期刊
ACS APPLIED MATERIALS & INTERFACES
卷 9, 期 13, 页码 11577-11586出版社
AMER CHEMICAL SOC
DOI: 10.1021/acsami.6b16191
关键词
Ti3+ self-doped TiO2; oxygen-doped g-C3N4; heterojunctions; PEC; photocatalysis; cold LED light
资金
- Key Project of Natural Science Foundation of Shandong Province [ZR2013EMZ001]
- National Basic Research Program of China [2013CB632401]
- National Nature Science Foundation of China [51402145]
- U.S. Department of Energy [DE-AC0206CH11357]
- Vehicle Technologies Office, Department of Energy (DOE) Office of Energy Efficiency and Renewable Energy (EERE)

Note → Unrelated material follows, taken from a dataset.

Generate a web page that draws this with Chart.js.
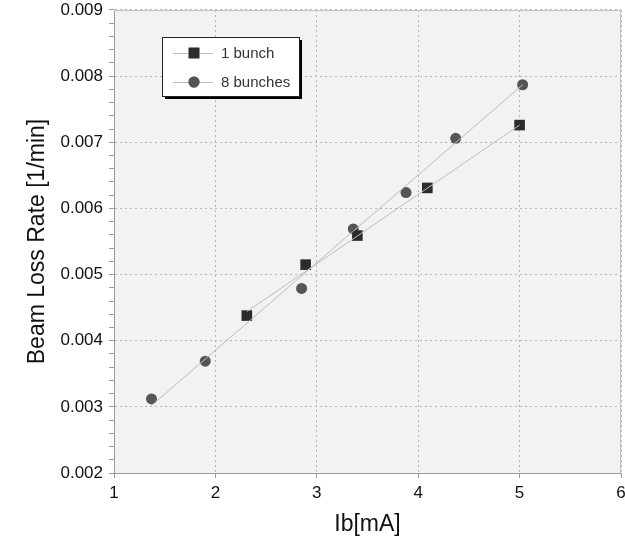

To improve the utilization of visible light and reduce photogenerated electron/hole recombination, Ti3+ self-doped TiO2/oxygen-doped graphitic carbon nitride (Ti3+-TiO2/O-g-C3N4) heterojunctions were prepared via hydrothermal treatment of a mixture of g-C3N4 and titanium oxohydride sol obtained from the reaction of TiH2 with H2O2. In this way, exfoliated O-g-C(3)N4 and Ti3+-TiO2 nanoparticles were obtained. Simultaneously, strong bonding was formed between Ti3+-TiO2 nanoparticles and exfoliated O-g-C3N4 during the hydrothermal process. Charge transfer and recombination processes were characterized by transient photocurrent responses, electrochemical impedance test, and photoluminescence spectroscopy. The photocatalytic performances were investigated through rhodamine B degradation test under an irradiation source based on 30 W cold visible-light-emitting diode. The highest visible-light photoelectrochemical and photocatalytic activities were observed from the heterojunction with 1:2 mass ratio of Ti3+-TiO2 to O-g-C3N4. The photodegradation reaction rate constant based on this heterojuction is 0.0356 min-1, which is 3.87 and 4.56 times higher than those of pristine Ti3+-TiO2 and pure g-C3N4, respectively. The remarkably high photoelectrochemical and photocatalytic performances of the heterojunctions are mainly attributed to the synergetic effect of efficient photogenerated electron-hole separation, decreased electron transfer resistance from interfacial chemical hydroxy residue bonds, and oxidizing groups originating from Ti3+-TiO2 and O-g-C3N4.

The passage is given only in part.